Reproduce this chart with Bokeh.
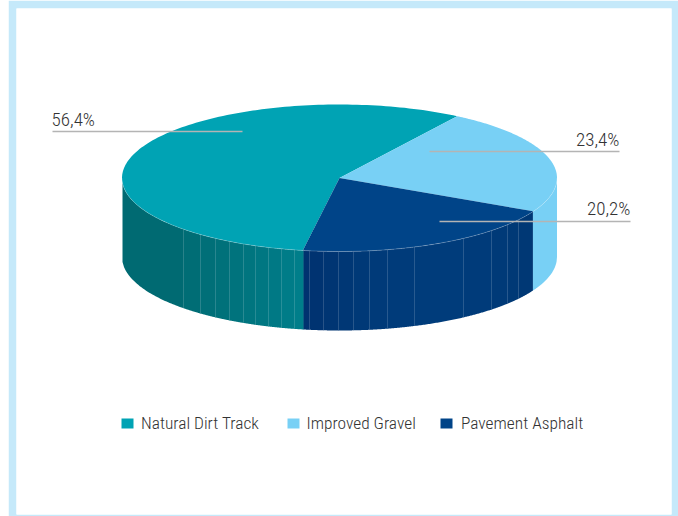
import numpy as np
from bokeh.plotting import figure
from bokeh.embed import file_html
from bokeh.resources import INLINE
from bokeh.core.properties import value

categories = ["Natural Dirt Track", "Improved Gravel", "Pavement Asphalt"]
shares = [56.4, 23.4, 20.2]
share_labels = ["56,4%", "23,4%", "20,2%"]
top_colors = ["#00a3b4", "#78d0f5", "#004488"]

# layout (window pixels)
CX, CY, RX, RY, DEPTH = 339.0, 177.5, 217.5, 73.5, 79.0
START = 260.3
leader_x0 = [52, 429, 439]
leader_x1 = [242, 619, 630]
leader_y = [131, 151, 221]
label_x = [51, 619, 630]
label_y = [119, 139, 208]
label_align = ["left", "right", "right"]
legend_sq_x = [127, 293, 446]
legend_tx = [140.5, 306, 460.5]
LEG_Y = 422.5
FONT = "Roboto Condensed Light, Roboto Condensed, Roboto"

teal_edges = [122, 183, 200, 215, 229, 243, 255, 268, 281, 294, 303]
teal_cols = ["#006a72", "#006d75", "#006f78", "#00717a", "#00737d", "#00757f", "#007782", "#007985", "#007c88", "#007e8a"]
navy_edges = [303, 309, 323, 338, 353, 369, 387, 414, 463, 491, 507, 518, 532]
navy_cols = ["#00326f", "#003371", "#003573", "#003775", "#003977", "#003a79", "#003b7a", "#003c7b", "#003b7a", "#003a78", "#003976", "#003875"]

p = figure(width=670, height=516, output_backend="svg", toolbar_location=None,
           x_range=(16, 671), y_range=(514, 8), min_border_left=8, min_border_right=7,
           min_border_top=8, min_border_bottom=2, x_axis_location=None, y_axis_location=None,
           background_fill_color="#ffffff", border_fill_color="#c5e9fa", outline_line_color=None,
           margin=(0, 0, 0, 8))
p.grid.visible = False

def ell(deg):
    r = np.radians(deg)
    return CX + RX * np.cos(r), CY - RY * np.sin(r)

def front_y(x):
    return CY + RY * np.sqrt(np.clip(1 - ((x - CX) / RX) ** 2, 0, 1))

# side wall: light blue part, then strips
xs = np.linspace(navy_edges[-1], CX + RX, 60)
p.patch(list(xs) + list(xs[::-1]), list(front_y(xs)) + list(front_y(xs[::-1]) + DEPTH),
        fill_color=top_colors[1], line_color=None)

for edges, cols in ((teal_edges, teal_cols), (navy_edges, navy_cols)):
    for a, b, c in zip(edges[:-1], edges[1:], cols):
        xs = np.linspace(a, b + 0.4, 40)
        p.patch(list(xs) + list(xs[::-1]), list(front_y(xs)) + list(front_y(xs[::-1]) + DEPTH),
                fill_color=c, line_color=None)
    for e in edges[1:-1]:
        p.segment(e, front_y(np.array(e, float)), e, front_y(np.array(e, float)) + DEPTH,
                  line_color="#ffffff", line_alpha=0.15, line_width=0.8)

# top slices
angles = START - np.cumsum([0] + shares) * 3.6
for i in range(3):
    t = np.linspace(angles[i], angles[i + 1], 160)
    ex, ey = ell(t)
    p.patch([CX] + list(ex), [CY] + list(ey), fill_color=top_colors[i], line_color=None)

# thin pale rim along the top's front edge
t = np.linspace(180, 360, 240)
rx, ry = ell(t)
p.line(rx, ry, line_color="#ffffff", line_alpha=0.3, line_width=0.7)

# leader lines and labels
p.segment(leader_x0, leader_y, leader_x1, leader_y, line_color="#b4b4b4", line_width=1.3)
for i in range(3):
    p.text([label_x[i]], [label_y[i]], text=[share_labels[i]], text_align=label_align[i],
           text_baseline="middle", text_font=value(FONT),
           text_font_size="19px", text_color="#333333")

# legend
for i in range(3):
    p.rect([legend_sq_x[i]], [423], width=12, height=10, fill_color=top_colors[i], line_color=None)
    p.text([legend_tx[i]], [LEG_Y], text=[categories[i]], text_align="left",
           text_baseline="middle", text_font=value(FONT),
           text_font_size="17.4px", text_color="#333333")

open("out.html", "w").write(file_html(p, INLINE))
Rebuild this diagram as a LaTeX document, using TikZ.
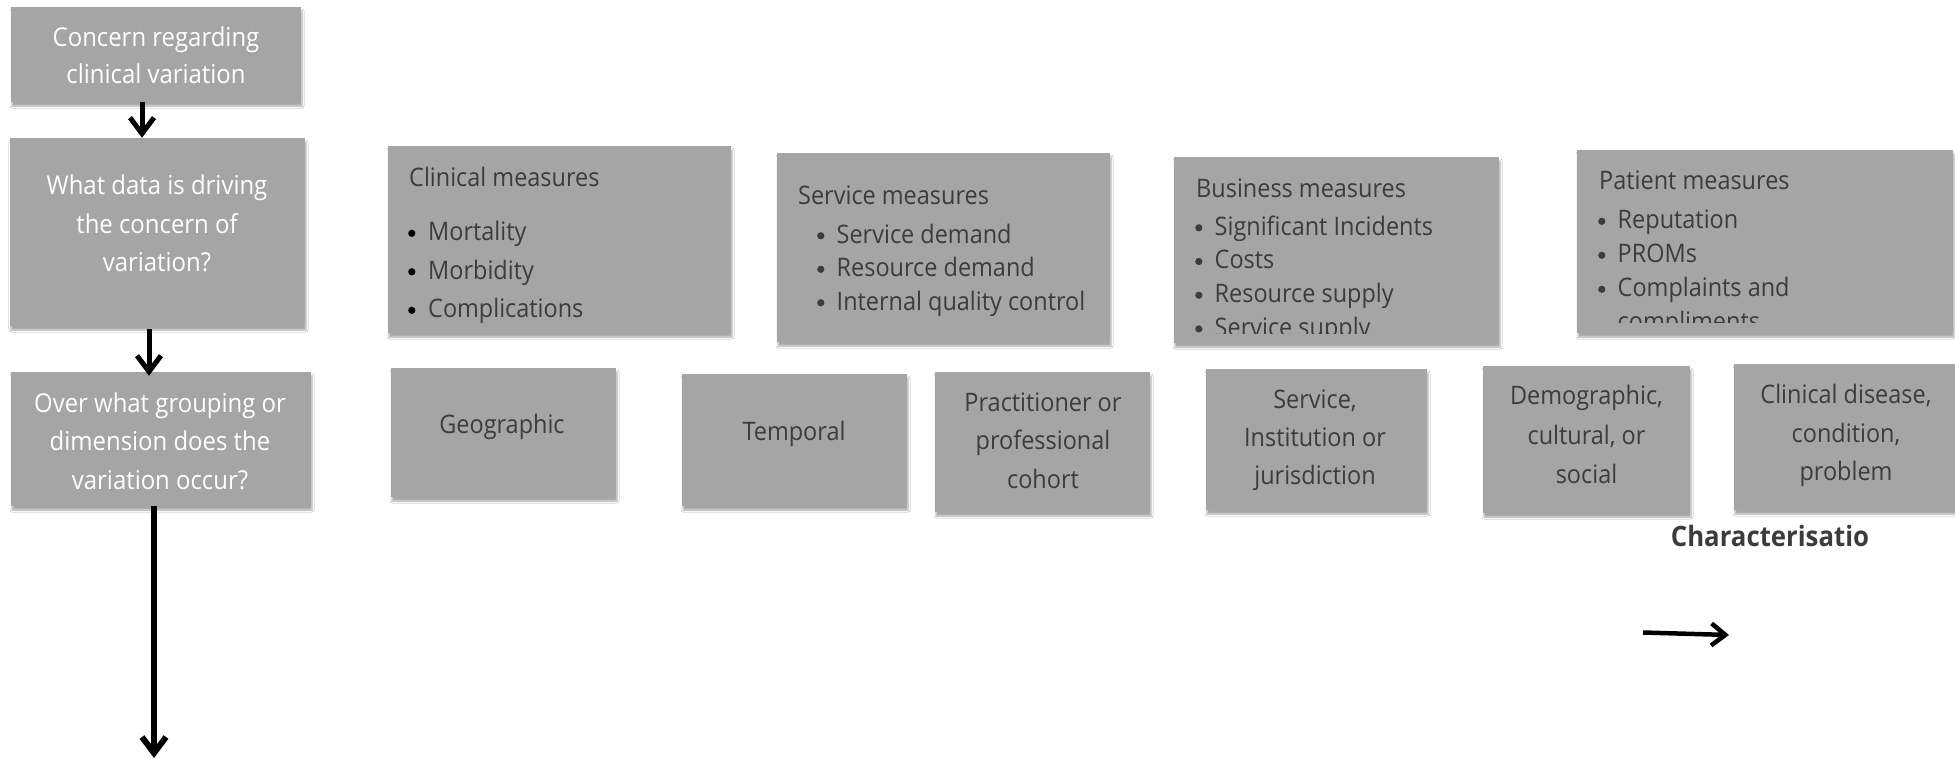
\documentclass[tikz,border=0pt]{standalone}
\usepackage{fontspec}
\setmainfont{Open Sans}[FakeStretch=0.92]
\usetikzlibrary{arrows.meta,shadows.blur}
\definecolor{boxgray}{HTML}{A5A5A5}
\definecolor{ink}{HTML}{3C3C3C}

% stacked lines with a fixed baseline distance; the first line is the baseline
\newcommand\linesc[2]{\vtop{\baselineskip=#1\lineskiplimit=-100pt\lineskip=0pt\halign{\hfil##\hfil\cr#2\crcr}}}
\newcommand\linesl[2]{\vtop{\baselineskip=#1\lineskiplimit=-100pt\lineskip=0pt\halign{##\hfil\cr#2\crcr}}}
% round list bullet
\newcommand\dotmark{\tikz[baseline=0pt]\fill (3.6pt,7.2pt) circle[radius=3.6pt];}
\newcommand\bul{\hbox to 19.5pt{\dotmark\hss}}
\newcommand\bulk{\hbox to 20pt{\color{black}\dotmark\hss}}

\begin{document}
\begin{tikzpicture}[x=1pt,y=-1pt,
  box/.style={rectangle, fill=boxgray, draw=none, inner sep=0pt,
    blur shadow={shadow xshift=1pt, shadow yshift=-4pt, shadow blur radius=2pt, shadow opacity=35}},
  wtxt/.style={inner sep=0pt, anchor=base, text=white, font=\fontsize{26}{30}\selectfont},
  dtxt/.style={inner sep=0pt, anchor=base, text=ink, font=\fontsize{25.5}{30}\selectfont},
  ltxt/.style={dtxt, anchor=base west},
  flow/.style={line width=5pt, -{Straight Barb[length=16pt,width=24pt]}},
]
\fill[white] (0,0) rectangle (1955,760);
\useasboundingbox (0,0) rectangle (1955,760);

% left-hand question column
\node[box, minimum width=290pt, minimum height=95pt]  (q1) at (156,54.5) {};
\node[box, minimum width=295pt, minimum height=188pt] (q2) at (157.5,232) {};
\node[box, minimum width=300pt, minimum height=134pt] (q3) at (161,439) {};
\node[wtxt] (q1t) at (156,46.5)  {\linesc{37pt}{Concern regarding\cr clinical variation}};
\node[wtxt] (q2t) at (157,194.5) {\linesc{38.5pt}{What data is driving\cr the concern of\cr variation?}};
\node[wtxt] (q3t) at (160,412) {\linesc{38.5pt}{Over what grouping or\cr dimension does the\cr variation occur?}};

% measure boxes
\node[box, minimum width=343pt, minimum height=187pt] (m1) at (559.5,239.5) {};
\node[box, minimum width=333pt, minimum height=189pt] (m2) at (943.5,247.5) {};
\node[box, minimum width=325pt, minimum height=186pt] (m3) at (1336.5,250) {};
\node[box, minimum width=376pt, minimum height=183pt] (m4) at (1765,241.5) {};

\node[ltxt] (m1h) at (409,186.5) {Clinical measures};
\node[ltxt] (m1l) at (408,240.5) {\linesl{38.5pt}{\bulk Mortality\cr \bulk Morbidity\cr \bulk Complications}};

\node[ltxt] (m2h) at (798,204.5) {Service measures};
\node[ltxt] (m2l) at (817,243) {\linesl{33.5pt}{\bul Service demand\cr \bul Resource demand\cr \bul Internal quality control}};

\node[ltxt] (m3h) at (1196,197) {Business measures};
\begin{scope}
  \clip (1174,157) rectangle (1499,333);
  \node[ltxt] (m3l) at (1195,235) {\linesl{33.7pt}{\bul Significant Incidents\cr \bul Costs\cr \bul Resource supply\cr \bul Service supply}};
\end{scope}

\node[ltxt] (m4h) at (1599,189.5) {Patient measures};
\begin{scope}
  \clip (1577,150) rectangle (1953,322);
  \node[ltxt] (m4l) at (1598,228.5) {\linesl{34pt}{\bul Reputation\cr \bul PROMs\cr \bul Complaints and\cr \hbox to 19.5pt{\hss}compliments}};
\end{scope}

% dimension boxes
\node[box, minimum width=225pt, minimum height=129pt] (d1) at (503.5,432.5) {};
\node[box, minimum width=225pt, minimum height=132pt] (d2) at (794.5,440) {};
\node[box, minimum width=215pt, minimum height=140pt] (d3) at (1042.5,442) {};
\node[box, minimum width=221pt, minimum height=141pt] (d4) at (1316.5,439.5) {};
\node[box, minimum width=207pt, minimum height=147pt] (d5) at (1586.5,439.5) {};
\node[box, minimum width=226pt, minimum height=146pt] (d6) at (1847,437) {};

\node[dtxt] (d1t) at (502,433.5)  {Geographic};
\node[dtxt] (d2t) at (794,440.5)  {Temporal};
\node[dtxt] (d3t) at (1043,411) {\linesc{38.5pt}{Practitioner or\cr professional\cr cohort}};
\node[dtxt] (d4t) at (1315,408.5) {\linesc{38pt}{Service,\cr Institution or\cr jurisdiction}};
\node[dtxt] (d5t) at (1586.5,404.5) {\linesc{39.5pt}{Demographic,\cr cultural, or\cr social}};
\node[dtxt] (d6t) at (1846,403.5) {\linesc{38.5pt}{Clinical disease,\cr condition,\cr problem}};

\node[inner sep=0pt, anchor=base, text=ink, font=\fontsize{28}{32}\selectfont\bfseries] (ch) at (1770,546.5) {Characterisatio};

% connectors
\coordinate (down) at (154,758);
\coordinate (ra) at (1643,632.5);
\coordinate (rb) at (1729,635);
\draw[flow] ([xshift=-14pt]q1.south) -- ([xshift=-14pt]q1.south |- q2.north);
\draw[flow] ([xshift=-8.5pt,yshift=-3pt]q2.south) -- ([xshift=-8.5pt,yshift=-4pt]q2.south |- q3.north);
\draw[flow, line width=6pt] ([xshift=-7pt]q3.south) -- (down);
\draw[line width=4.5pt, -{Straight Barb[length=14pt,width=22pt]}] (ra) -- (rb);
\end{tikzpicture}
\end{document}
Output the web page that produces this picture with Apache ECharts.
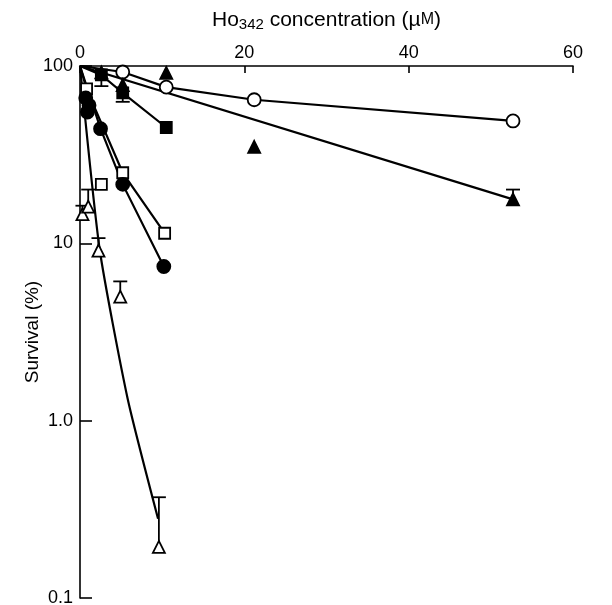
<!DOCTYPE html>
<html>
<head>
<meta charset="utf-8">
<script src="https://cdn.jsdelivr.net/npm/echarts@6/dist/echarts.min.js"></script>
<style>
  html, body { margin: 0; padding: 0; background: #fff; }
  #chart { width: 612px; height: 605px; }
</style>
</head>
<body>
<div id="chart"></div>
<script>
// points: [concentration uM, survival %]
const openCircles = [[5.2, 92.5], [10.5, 76], [21.2, 64.5], [52.7, 49]];
const filledTriangles = [[2.6, 92], [5.2, 78], [10.5, 91.4], [21.2, 35], [52.7, 17.7]];
const filledSquares = [[2.6, 89], [5.2, 70.5], [10.5, 45]];
const openSquares = [[0.8, 74.3], [2.6, 21.5], [5.2, 25], [10.3, 11.4]];
const filledCircles = [[0.7, 66], [0.9, 55], [1.1, 60], [2.5, 44.3], [5.2, 21.5], [10.2, 7.4]];
const openTriangles = [[0.3, 14.6], [1.0, 16.1], [2.25, 9.1], [4.9, 5.0], [9.6, 0.194]];

// fitted curves
const openCircleLine = [[0, 100], [5.2, 92.5], [10.5, 76], [21.2, 64.5], [52.7, 49]];
const filledTriangleLine = [[0, 100], [52.7, 17.7]];
const filledSquareLine = [[0, 100], [2.6, 89], [5.2, 70.5], [10.5, 45]];
const openSquareLine = [[0, 100], [0.8, 74.3], [5.2, 25], [10.3, 11.4]];
const filledCircleLine = [[0, 100], [2.5, 44.3], [5.2, 21.5], [10.2, 7.4]];
const openTriangleLine = [[0, 100], [2.4, 9.2], [5.8, 1.33], [9.5, 0.28]];

// error bars: [x, value, cap end]
const errorBars = [
  [2.6, 89, 77], [5.2, 70.5, 62.8], [52.7, 17.7, 20.1],
  [0.3, 14.6, 16.3], [1.0, 16.1, 20.1], [2.25, 9.1, 10.7], [4.9, 5.0, 6.1], [9.6, 0.194, 0.37]
];

const yLabels = { '100': '100', '10': '10', '1': '1.0', '0.1': '0.1' };

const font = '"Liberation Sans", Arial, sans-serif';

function lineSeries(data, smooth) {
  return {
    type: 'line', data: data, showSymbol: false, silent: true, z: 2, smooth: smooth || false,
    lineStyle: { color: '#000', width: 2.2 }
  };
}

function markerSeries(data, symbol, filled, size) {
  return {
    type: 'scatter', data: data, symbol: symbol, symbolSize: size, z: 5,
    itemStyle: { color: filled ? '#000' : '#fff', borderColor: '#000', borderWidth: 1.8, opacity: 1 }
  };
}

const option = {
  animation: false,
  backgroundColor: '#fff',
  grid: { left: 80, top: 66, right: 39, bottom: 7, outerBoundsMode: 'none' },
  xAxis: {
    type: 'value', position: 'top', min: 0, max: 60, interval: 20,
    name: 'Ho{sub|342} concentration (µ{sc|M})',
    nameLocation: 'middle', nameGap: 34,
    nameTextStyle: {
      fontFamily: font, fontSize: 21, color: '#000',
      rich: {
        sub: { fontFamily: font, fontSize: 15, color: '#000', verticalAlign: 'bottom', padding: [9, 0, 0, 0] },
        sc: { fontFamily: font, fontSize: 16, color: '#000' }
      }
    },
    axisLine: { show: true, lineStyle: { color: '#000', width: 1.6 } },
    axisTick: { show: true, inside: true, length: 7, lineStyle: { color: '#000', width: 1.6 } },
    axisLabel: { color: '#000', fontFamily: font, fontSize: 18, margin: 4 },
    splitLine: { show: false }
  },
  yAxis: {
    type: 'log', logBase: 10, min: 0.1, max: 100,
    name: 'Survival (%)', nameLocation: 'middle', nameGap: 38, nameRotate: 90,
    nameMoveOverlap: false,
    nameTextStyle: { fontFamily: font, fontSize: 19, color: '#000' },
    axisLine: { show: true, lineStyle: { color: '#000', width: 1.6 } },
    axisTick: { show: true, inside: true, length: 12, lineStyle: { color: '#000', width: 1.6 } },
    axisLabel: {
      color: '#000', fontFamily: font, fontSize: 18, margin: 7,
      formatter: v => yLabels[String(+v.toPrecision(3))] || ''
    },
    minorTick: { show: false },
    splitLine: { show: false }
  },
  series: [
    lineSeries(openCircleLine),
    lineSeries(filledTriangleLine),
    lineSeries(filledSquareLine),
    lineSeries(openSquareLine),
    lineSeries(filledCircleLine),
    lineSeries(openTriangleLine, 0.2),
    {
      type: 'custom', z: 3, silent: true,
      data: errorBars,
      renderItem: function (params, api) {
        const p0 = api.coord([api.value(0), api.value(1)]);
        const p1 = api.coord([api.value(0), api.value(2)]);
        const hw = 7;
        return {
          type: 'group',
          children: [
            { type: 'line', shape: { x1: p0[0], y1: p0[1], x2: p1[0], y2: p1[1] }, style: { stroke: '#000', lineWidth: 1.8 } },
            { type: 'line', shape: { x1: p1[0] - hw, y1: p1[1], x2: p1[0] + hw, y2: p1[1] }, style: { stroke: '#000', lineWidth: 1.8 } }
          ]
        };
      }
    },
    markerSeries(openCircles, 'circle', false, 13),
    markerSeries(filledTriangles, 'triangle', true, 12),
    markerSeries(filledSquares, 'rect', true, 11),
    markerSeries(openSquares, 'rect', false, 11),
    markerSeries(filledCircles, 'circle', true, 13),
    markerSeries(openTriangles, 'triangle', false, 12)
  ]
};

const myChart = echarts.init(document.getElementById('chart'));
myChart.setOption(option);
</script>
</body>
</html>
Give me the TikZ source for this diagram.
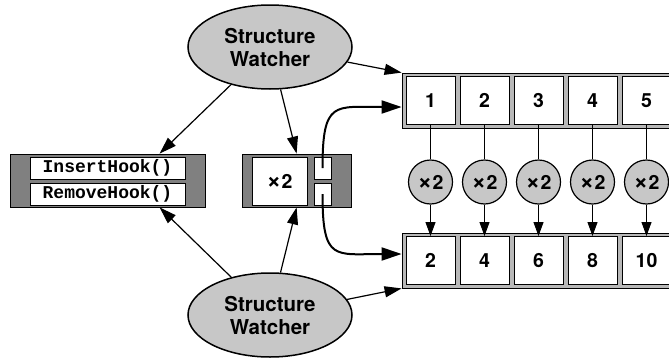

* * * * *

** TASK DESCRIPTION **
All lines from the start of the entries above through the line containing "Condensed Light, Roboto" are to be given again exactly; the pictures are not.

** FINAL RESULT **
Reproduce this chart with Bokeh.
import numpy as np
from bokeh.plotting import figure
from bokeh.embed import file_html
from bokeh.resources import INLINE
from bokeh.core.properties import value

categories = ["Natural Dirt Track", "Improved Gravel", "Pavement Asphalt"]
shares = [56.4, 23.4, 20.2]
share_labels = ["56,4%", "23,4%", "20,2%"]
top_colors = ["#00a3b4", "#78d0f5", "#004488"]

# layout (window pixels)
CX, CY, RX, RY, DEPTH = 339.0, 177.5, 217.5, 73.5, 79.0
START = 260.3
leader_x0 = [52, 429, 439]
leader_x1 = [242, 619, 630]
leader_y = [131, 151, 221]
label_x = [51, 619, 630]
label_y = [119, 139, 208]
label_align = ["left", "right", "right"]
legend_sq_x = [127, 293, 446]
legend_tx = [140.5, 306, 460.5]
LEG_Y = 422.5
FONT = "Roboto Condensed Light, Roboto Condensed, Roboto"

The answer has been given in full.